The Boston-based chief executive of Putnam failed to grasp how his attempts at a quick settlement with the Securities and Exchange Commission would play to the public, he told the crowd at the Tiburon CEO Summit here this month.
“I deserve some of the blame [for Putnam being pilloried by the media], because we were so transparent” during the aftermath of the 2003 scandal, Mr. Haldeman said.
The mistake was misjudging how state regulators would react. Instead of seeing Putnam’s forthcoming approach as guileless penance, the securities cops saw it as a rush to get off the hook. The public, fueled by the Boston media, joined in in that view, Mr. Haldeman said.
But his intent was to keep investors from thinking their cash was at risk.
“I thought it would help to get the SEC to say it’s not a black hole,” Mr. Haldeman said.

Slowing the process
But the public thought the SEC was going too soft on Putnam.
“That made the SEC gun-shy in working this out,” which slowed the process and cast Putnam in an unflattering light, Mr. Haldeman said.
Power Financial Corp. of Montreal, which is acquiring Putnam, wouldn’t have agreed to the deal had the fund company not come up squeaky clean in the due diligence process, he said.
Other CEO-level speakers who took the stage or joined in discussions at the San Francisco Ritz-
Carlton hotel didn’t have to engage in such explanations.
John D. DesPrez III, chief executive of John Hancock Financial Services Inc. of Boston, PowerPointed his way to a case that his company — as the largest U.S. insurer after New York-based American International Group Inc. — is Johnny on the spot for providing safe, predictable income to Americans in coming decades.
That is because there are $500 billion in the private sector and $285 billion in the public sector of underfunded pensions, a poor saving rate and an actuarially unsound Social Security system, he said.
People are going to thirst for the certainty that only life insurance and annuity-like products with assured income can provide in this atmosphere, Mr. DesPrez said.
Hancock is better equipped to take on the risk of selling annuities to a population whose life expectancy keeps increasing, because it has an implicit hedging strategy, he said.
“We have a massive hedge — life insurance.” Mr. DesPrez said.
Yet in response to a question from the crowd, he admitted that even Hancock has limits.
“At some point, there will be too much risk for us to absorb,” Mr. DesPrez said.
One solution could be for the federal government to create the equivalent of the Federal Deposit Insurance Corp. for companies that sell guaranteed income, he said. The FDIC insures bank deposits.
And James S. Riepe, retired vice chairman and senior adviser to T. Rowe Price Group Inc. of Baltimore, cast doubt on Mr. DesPrez’ presumption that traditional mutual funds will give way to newfangled insurance products.

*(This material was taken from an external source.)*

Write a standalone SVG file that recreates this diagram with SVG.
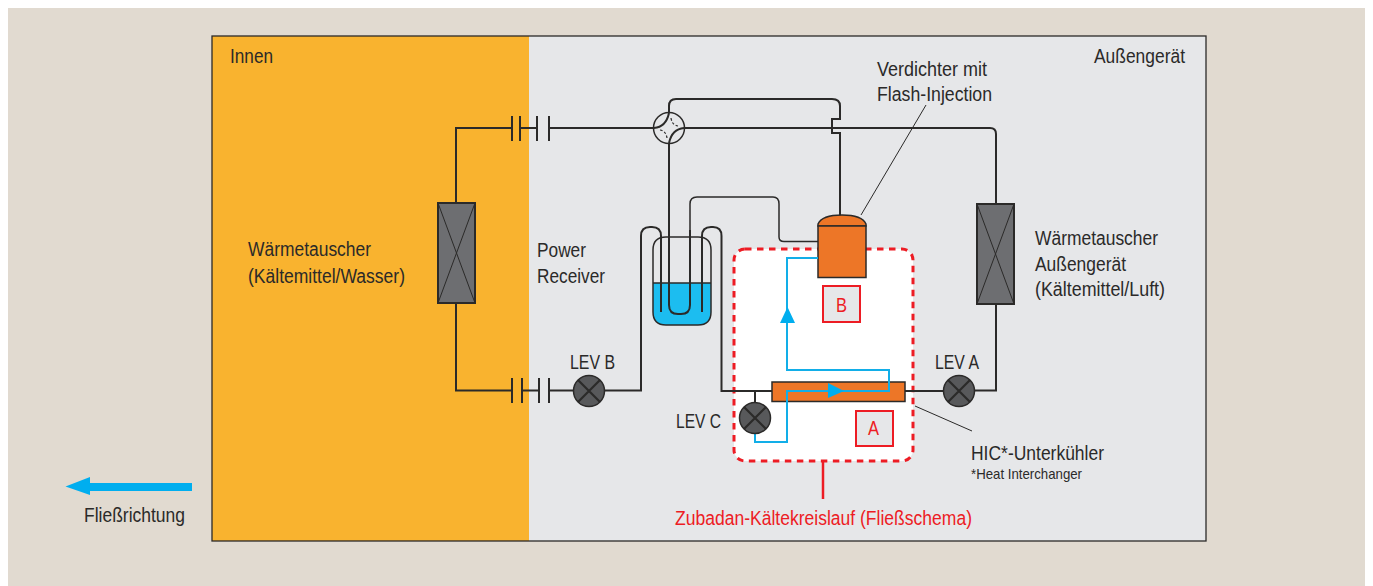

“You hear how we’re moving from the accumulation to the distribution phase. I think it’s overblown,” Mr. Riepe said.
“The idea that the pendulum will go from one side to the other is false,” he said. “The Gen Xers are coming along.”
A loss of intimacy
This high-level repartee among industry heads came amid the efforts of Charles “Chip” Roame, managing principal of Tiburon (Calif.) Strategic Advisors LLC, to take the conference upmarket. The event, held in the San Francisco offices of Los Angeles-based law firm Paul Hastings Janofsky & Walker LLP in recent years, moved this year to the crystal-chandelier-bedecked conference rooms of the Ritz-Carlton.
Attendance grew from 75 participants to more than 100.
One attendee grumbled that the summit had lost as much in intimacy as it gained in horsepower. The executive missed the natural light and intimacy of the law offices — though somewhat cramped — compared with the dark, cavernous basement rooms of the Ritz, he said.
But most attendees applauded the upgrades, and Mr. Roame said that the event retained its essence.
“We went to the Ritz and grew [in size], but we were able to retain our scrappy open atmosphere,” he said.
Certainly this was true of the four feisty people who made up the summit’s consumer panel — three of whom showed contempt for receiving financial advice from any professional.
Asked by an executive for his view on how “long term” should be defined for investment purposes, one panelist brooked no doubt.
“I guess death would be long term,” he said.